Gulf of Aden Security Review
A regularly updated review of both Yemen and the Horn of Africa covering topics related to security, governance, and militant activity.
Yemen: Yemeni government arrested military officers suspected of defecting; hundreds of thousands of protestors hold mass rival rallies; Yemeni foreign minister visited President Saleh in Riyadh
Horn of Africa: Two refugees killed in Kenyan refugee camp; U.S. military retrieves bodies of militants in Somalia; Somali prime minister called al Shabaab “spent force”; Somali president criticizes Shabaab for interfering with humanitarian efforts
Yemen Security Brief
- President Ali Abdullah Saleh’s son Ahmad has overseen the arrest of dozens of military officers, including members of the elite Republican Guard and Central Security Forces, for betraying the Saleh regime. Officers are accused of reaching out to defected General Ali Mohsen al Ahmar, providing information to the opposition, or refusing orders to fire on civilians.
- Hundreds of thousands of protestors demonstrated across Yemen to demand the resignation of President Ali Abdullah Saleh’s regime. Leading protest activist Wassim al Qurshi told AFP, “We want the departure of the remains of the regime as well as the swift formation of an interim ruling council that would lead the country during a transitional period until a date is set for presidential and parliamentary elections.” Other protesters chanted, “Hand in hand to achieve our goal…The people want a transitional council…Tell Saudi Arabia that Yemen is a republic…Yemen is not Bahrain.” Saleh supporters held counter-demonstrations south of the capital, Sana’a.

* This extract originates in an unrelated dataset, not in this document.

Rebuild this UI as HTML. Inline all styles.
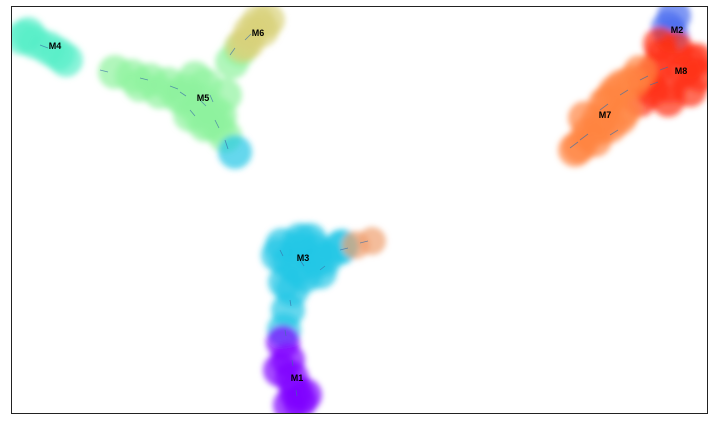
<!DOCTYPE html>
<html><head><meta charset="utf-8"><style>
html,body{margin:0;padding:0;background:#fff;}
svg{display:block;font-family:"Liberation Sans",sans-serif;}
</style></head><body>
<svg id="chart" width="712" height="424" viewBox="0 0 712 424">
<defs>
<filter id="blur" x="-20%" y="-20%" width="140%" height="140%"><feGaussianBlur stdDeviation="3"/></filter>
<clipPath id="clip"><rect x="12" y="7" width="695" height="406"/></clipPath>
</defs>
<g clip-path="url(#clip)"><g id="points" filter="url(#blur)"></g></g>
<g id="arrows"></g>
<g id="labels"></g>
<rect x="11.5" y="6.5" width="696" height="407" fill="none" stroke="#222" stroke-width="1"/>
</svg>
<script>
const clusterNames = ["M4","M5","M6","M3","M1","M2","M8","M7",""];
const clusterColors = ["#55eec8","#8ef29e","#d8d27a","#22c6e6","#7f00ff","#4a6cf0","#ff3014","#ff8442","#f0a070"];
const clusterLabelPos = [[55,46],[203,98],[258,33],[303,258],[297,378],[677,30],[681,71],[605,115],[0,0]];
const clusterX = [
  [22,35,48,58,66,28],
  [115,132,150,168,185,200,198,212,218,225,185,205,210,178,195,220,160,140,190,240,232,225,205],
  [258,250,262,248,268,242],
  [235,282,298,316,305,326,342,292,288,284,278,300,315,320,296,310,285,340,288],
  [283,288,292,296,300,290,305,280],
  [674,672,668],
  [662,684,670,652,640,676,690,655,668,645,660,697,700,690],
  [640,622,605,598,588,580,610,595,625,615,600,585,632,610,575,620],
  [372,356]
];
const clusterY = [
  [38,42,48,54,60,34],
  [72,76,80,84,90,100,112,110,126,136,100,85,122,96,78,116,92,85,115,50,62,95,125],
  [22,32,30,42,20,46],
  [152,245,248,262,276,258,246,290,310,330,255,240,250,272,268,240,282,248,262],
  [342,360,378,392,402,405,395,370],
  [16,36,28],
  [55,72,86,90,100,48,62,70,100,80,44,60,75,90],
  [72,86,104,120,134,146,126,140,110,92,128,118,82,100,150,118],
  [241,245]
];
const arrowX = [40,100,140,170,200,215,225,245,230,280,300,320,340,360,290,285,292,296,600,620,640,660,580,570,190,210,180,610,650];
const arrowY = [45,70,78,86,100,120,140,40,55,250,260,270,250,243,300,330,360,390,110,95,80,70,140,148,110,95,92,135,85];
const arrowDX = [8,8,8,8,6,4,3,6,5,3,4,5,8,8,1,1,1,1,8,8,8,8,8,8,5,3,6,8,8];
const arrowDY = [3,2,2,3,6,8,9,-6,-7,6,6,-4,-2,-2,6,6,6,6,-6,-5,-4,-3,-6,-6,6,7,4,-5,-3];
const X0=11, Y0=6;
const xs = v => X0 + (v - 11);
const ys = v => Y0 + (v - 6);
const NS="http://www.w3.org/2000/svg";
const pg=document.getElementById('points');
for(let k=0;k<clusterX.length;k++){
  for(let i=0;i<clusterX[k].length;i++){
    const c=document.createElementNS(NS,'circle');
    
    
    c.setAttribute('cx',xs(clusterX[k][i]));c.setAttribute('cy',ys(clusterY[k][i]));
    c.setAttribute('r',k===8?14:17);
    c.setAttribute('fill',clusterColors[k]);
    c.setAttribute('fill-opacity',0.7);
    pg.appendChild(c);
  }
}
const ag=document.getElementById('arrows');
for(let i=0;i<arrowX.length;i++){
  const l=document.createElementNS(NS,'line');
  
  
  l.setAttribute('x1',xs(arrowX[i]));l.setAttribute('y1',ys(arrowY[i]));
  l.setAttribute('x2',xs(arrowX[i]+arrowDX[i]));l.setAttribute('y2',ys(arrowY[i]+arrowDY[i]));
  l.setAttribute('stroke','#3a6fa8');l.setAttribute('stroke-width',0.8);l.setAttribute('opacity',0.7);
  ag.appendChild(l);
}
const lg=document.getElementById('labels');
for(let i=0;i<clusterNames.length;i++){
  if(!clusterNames[i]) continue;
  const t=document.createElementNS(NS,'text');
  
  
  t.setAttribute('x',xs(clusterLabelPos[i][0]));t.setAttribute('y',ys(clusterLabelPos[i][1])+3);
  t.setAttribute('text-anchor','middle');t.setAttribute('font-size','9');t.setAttribute('font-weight','bold');
  t.textContent=clusterNames[i];
  lg.appendChild(t);
}
</script>
</body></html>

- Yemeni Foreign Minister Abu Bakr al Qirbi visited President Ali Abdullah Saleh at the Riyadh military hospital on June 30. Al Qirbi discussed with Saleh the Gulf Cooperation Council initiative and the UN Security Council statement urging further negotiations between the government and opposition.
- Two refugees were killed in the Dadaab complex of refugee camps in Kenya’s north-eastern province when police tried to suppress a riot using tear gas then live ammunition. Protesters gathered in Dagahaley refugee camp to “protest an attempt to demolish illegal structures around a food distribution point.” Adrian Edwards, a spokesperson for the UN High Commissioner for Refugees (UNHCR), told reporters, “Sadly, this incident is symptomatic of the pressures at the camp amid overcrowding compounded by the very high number of arrivals we have been seeing recently from Somalia.” Approximately 370,000 Somalis have taken residence in the refugee camp.

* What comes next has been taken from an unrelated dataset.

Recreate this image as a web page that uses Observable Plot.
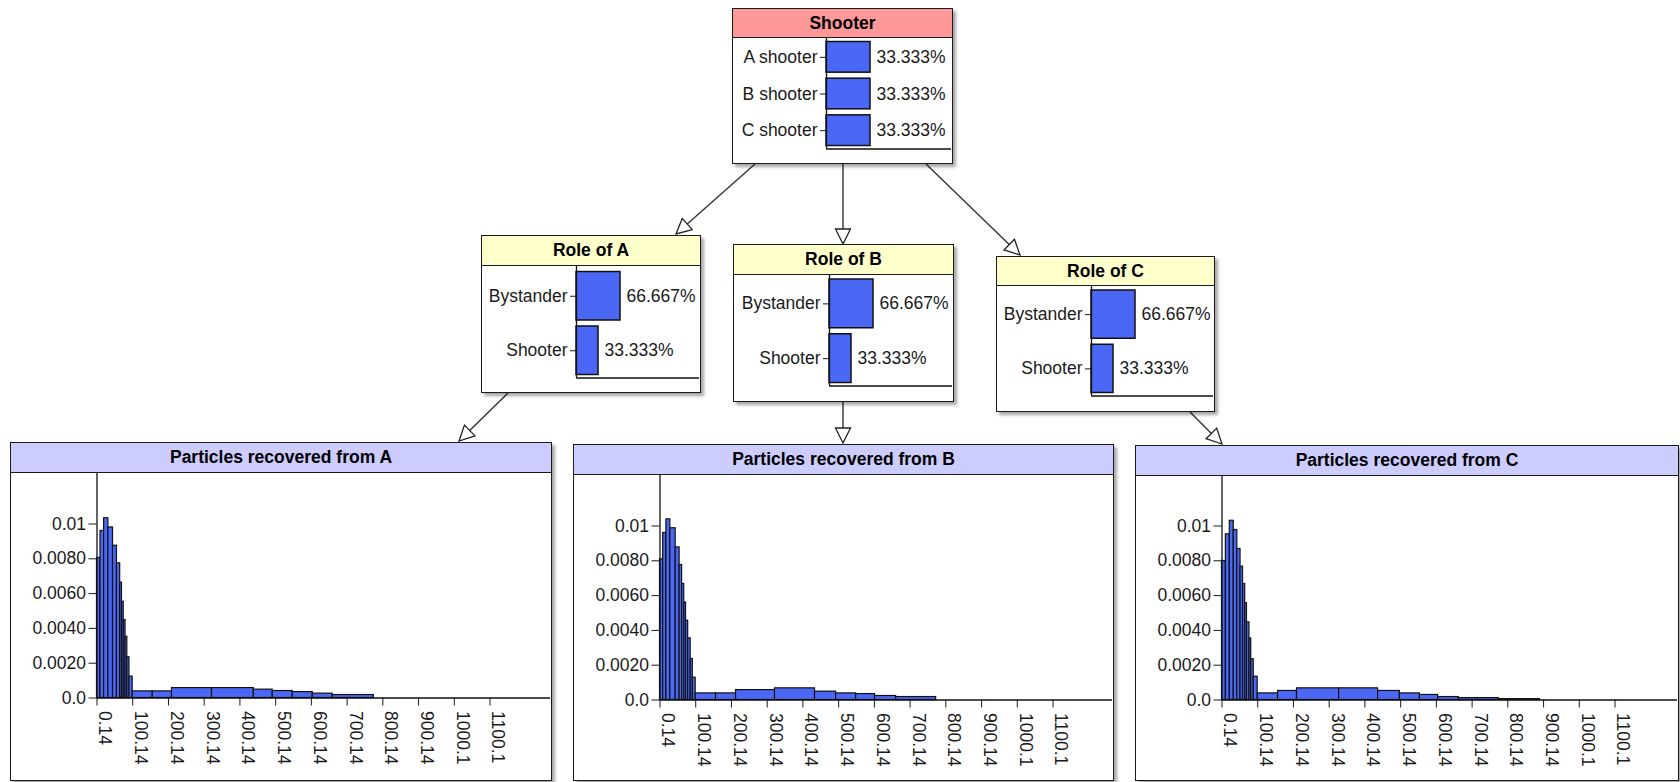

- Somalia’s Defense Minister Abdulhakim Haji Faqi said U.S. military forces recovered the bodies of militants injured in a June 23 drone strike near Kismayo. He added, “But we are not complaining about [the U.S. action]. Absolutely not. We welcome it…We understand that the U.S.’s need to quickly act on its intelligence on the ground…We urge the U.S. to continue its strike against al-Shabab because if it keeps those strikes up, it will be easier for us to defeat al-Shabab.”
- Somali Deputy Prime Minister Mohammed Omar said in an interview that al Shabaab rebels are a “spent force.” He said, “What is indicative is that in six months, a four-month period, the psychological position and dominance of Al-Shebab has been fully broken. They have suffered major physical defeats, but more important is really the fact that Al-Shebab is now ideologically and programmatically a spent force. There is nothing that they have to offer the people of Somalia, let alone the world.”
- Somali President Sheikh Sharif Sheikh Ahmed “accused al Shabaab of colonizing Somalia” and of restricting the efforts of humanitarian aid agencies.